I also want to share with you a quote from a book I am reading right now, 'Millionaire Women Next Door,' by Dr. Thomas Stanley. For every mention of women, just substitute men because it applies to both men and women alike.

'Most Americans are not free. They are chained to their paychecks.| The women [men] profiled herein will not tolerate such an existence. They are a different breed. They are free. They are cultivators of wealth and satisfied with life. They are in control of their destiny.'

All the best,

Frank Paynter - 9/30/2004 9:06:30 AM
Good 'thought' to contemplate, and having given it the thought it deserves I find it remarkably trivial and simplistic. 'Live large.' That's bullshit advice for the 21st century. 'Live simply' is, I think, better advice. Marcia's comment above goes to the heart of the matter.

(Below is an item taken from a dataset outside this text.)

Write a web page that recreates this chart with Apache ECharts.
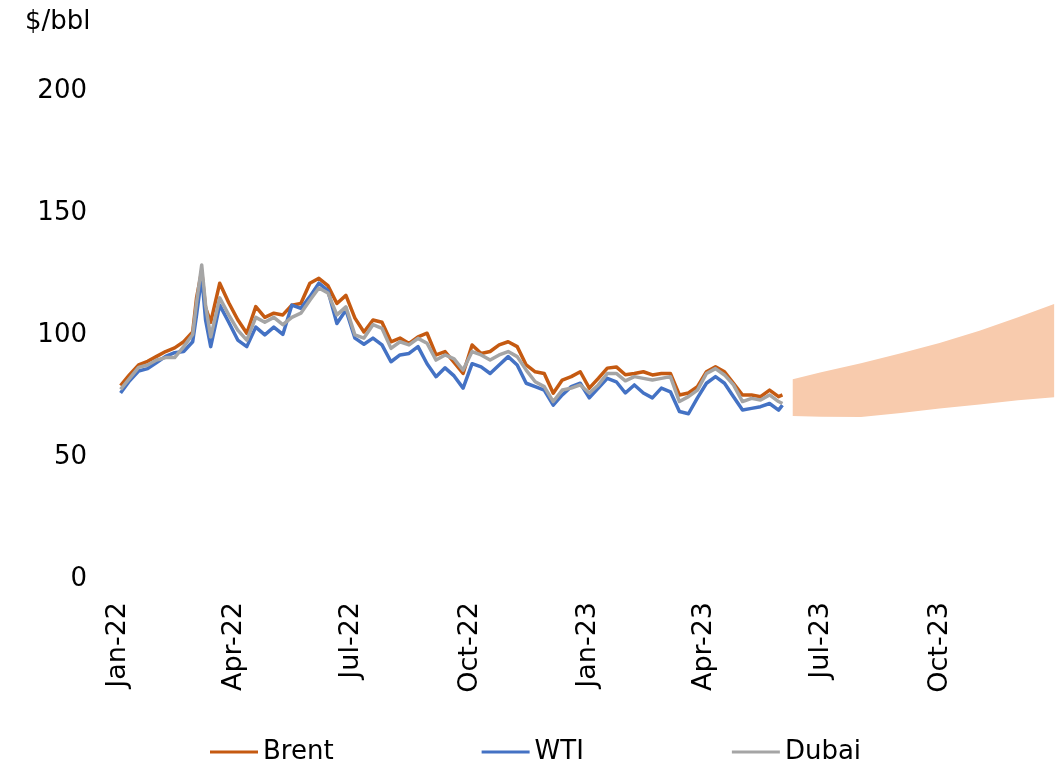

Finding fullness in each day is another way to address what I think Marcia is saying. The passionate nonsense that the ad-woman lays out can be real and true as far as it goes, but it has a 'sound and fury' ring to it... a me generation focus. There are six billion of us. Many of us will never live large, but each of us can make a happy life for ourselves, our families, our friends, our communities, simply by adding our loving expression to the mix.

As for Troy Worman's 'bottomline...' he needs to wear looser slacks or switch to boxers. VPL is outre, regardless of gender.
Troy Worman - 9/29/2004 9:37:21 PM
Bottomline: Don't settle. Whatever your passion, whether it be parenting or advertising, pursue it. Live it. Be it. Do it. And don't look back!
Marcia - 9/29/2004 5:40:18 PM
I would define bigger, not in terms of traditional or modern roles for women, but in doing something more than coasting through life. Let me follow that thought quickly with the clarification that women who choose either traditional or modern roles can each coast through life, each in different ways.

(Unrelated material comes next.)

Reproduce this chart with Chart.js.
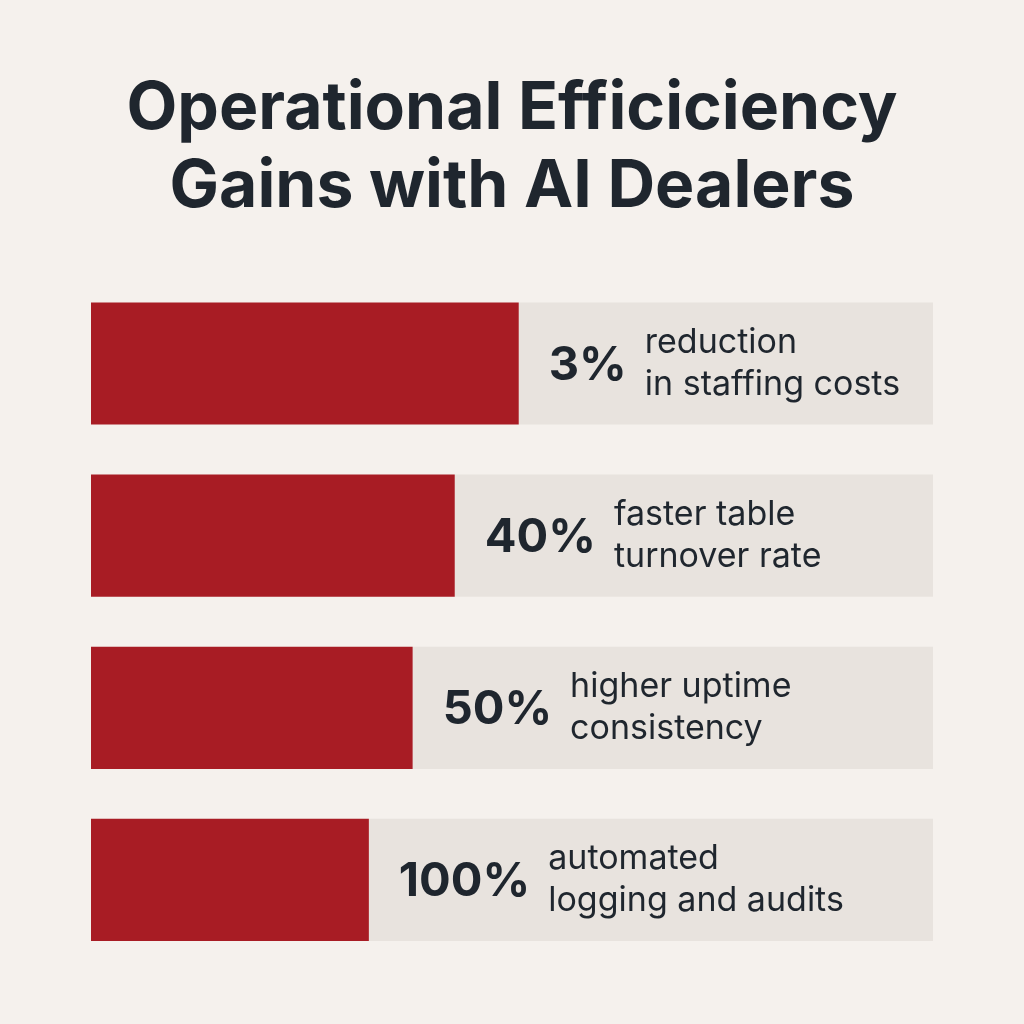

I think it's a matter of getting off the couch, learning to dream big, and developing the tenacity to see something through, despite obstacles -- whatever one's dream.
Jeremy - 9/29/2004 2:45:14 PM
What's a big life? What's a small life? Those are just variations on definitions of success. I suspect she means conquering the advertising world, but is that 'bigger' than being a great parent and being involved in your commmunity?